Much of your outreach involves bringing together the music of different cultures. What are the roles that music and culture play in the spread of multiculturalism?

T.L.: Music has connected people. That was one of the ideas at the root of the Silk Road Project. I think that the more people get connected and learn about other cultures, the more likely they are to develop a kind of cultural creativity that makes them cultural cosmopolitans. And this is very important in parts of the world where there is ongoing tension between ethnic nationalism and cultural pluralism. Music can serve as a force for either. I see my role as promoting musical activities that are intrinsically cosmopolitan and challenge musicians to reach beyond their own cultures to find common ground with musicians from other societies.

How did you end up working with Silkroad and Yo-Yo Ma?

T.L.: In the mid-nineties, I published a book about music in Central Asia. It was musicology disguised as a travel log, and the title of the book was “The Hundred Thousand Fools of God: Musical Travels in Central Asia (and Queens, New York).” Yo-Yo Ma was intrigued by the title and ordered it, knowing nothing about the author. After he read it, he tracked me down and asked if I would be interested in working with him. I met with him and discussed starting Silkroad. My job was to synthesize the group’s ideas into documents that could be used to raise money and to pitch our project to concert halls and presenters that could share the project with the world. One of my main tasks was to co-curate the Smithsonian Folklife Festival at the National Mall in Washington D.C., which was devoted to the Silk Road. We brought 400 artists, musicians and artisans to D.C. Since the festival took place just after 9/11, it was not easy to bring musicians from Central Asia and a lot of other Muslim-majority countries.

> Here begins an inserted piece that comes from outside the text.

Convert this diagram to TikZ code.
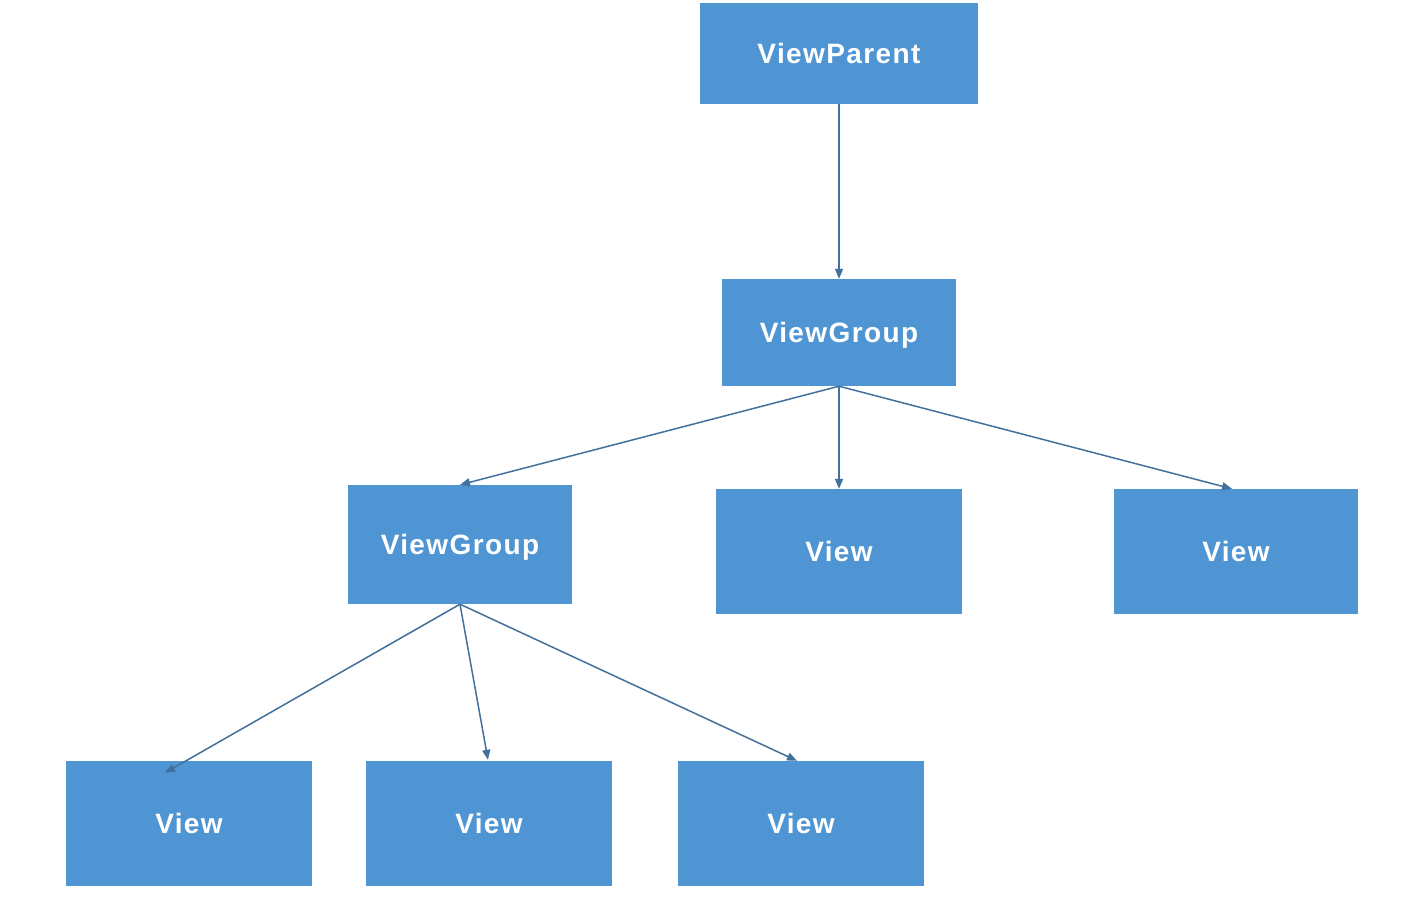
\documentclass[tikz,border=0pt]{standalone}
\usepackage{fontspec}
\setmainfont{Liberation Sans}
\newfontfamily\boxfont[LetterSpace=5]{Liberation Sans}
\usetikzlibrary{arrows.meta,calc}
\definecolor{boxblue}{HTML}{4F95D3}
\definecolor{linkblue}{HTML}{41719C}
\tikzset{
  box/.style={fill=boxblue, draw=none, inner sep=0pt, text=white, text depth=0pt,
    font=\boxfont\bfseries\fontsize{28}{30}\selectfont},
  link/.style={draw=linkblue, line width=1.5pt, -{Triangle[length=10pt,width=8pt]}}
}
\begin{document}
\begin{tikzpicture}[x=1pt,y=-1pt]
\useasboundingbox (0,0) rectangle (1424,900);
\fill[white] (0,0) rectangle (1424,900);
% boxes
\node[box, minimum width=278pt, minimum height=101pt] (vp) at (839,53.5) {ViewParent};
\node[box, minimum width=234pt, minimum height=107pt] (vg1) at (839,332.5) {ViewGroup};
\node[box, minimum width=224pt, minimum height=119pt] (vg2) at (460,544.5) {ViewGroup};
\node[box, minimum width=246pt, minimum height=125pt] (vm) at (839,551.5) {View};
\node[box, minimum width=244pt, minimum height=125pt] (vr) at (1236,551.5) {View};
\node[box, minimum width=246pt, minimum height=125pt] (b1) at (189,823.5) {View};
\node[box, minimum width=246pt, minimum height=125pt] (b2) at (489,823.5) {View};
\node[box, minimum width=246pt, minimum height=125pt] (b3) at (801,823.5) {View};
% arrow end points
\coordinate (e1) at ($(b1.north)+(-24,12)$);
\coordinate (e2) at ($(b2.north)+(-1,-1)$);
\coordinate (e3) at ($(b3.north)+(-4,0)$);
\coordinate (er) at ($(vr.north)+(-4,0)$);
% connectors
\draw[link] (vp.south) -- (vg1.north);
\draw[link] (vg1.south) -- (vg2.north);
\draw[link] (vg1.south) -- (vm.north);
\draw[link] (vg1.south) -- (er);
\draw[link] (vg2.south) -- (e1);
\draw[link] (vg2.south) -- (e2);
\draw[link] (vg2.south) -- (e3);
\end{tikzpicture}
\end{document}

What was your favorite show at the Hop that played recently?

T.L.: The Hop does a fantastic job of bringing adventurous artists to Dartmouth. Their achievement is really bringing top people from many different categories. This year, I think my favorite show was put on by the vocal group “Room Full of Teeth.” But my favorite thing that the Hop does is commission and premiere new work. In the past couple of months, I produced Qyrq Qyz’s premiere, and the Silk Road Project had its own premiere as well. This kind of access is remarkable for the college community to have.

If you were giving out Pulitzer Prizes for music, who would you give one to?

T.L.: I’d give one to my friends. My friends and colleagues are all very deserving. You can’t second guess the Pulitzer community; they always surprise, not the least this year. I’m delighted that they are expanding the purview of the prize and recognizing achievements in musical styles and genres outside of classical music.

This interview has been edited and condensed for clarity and length.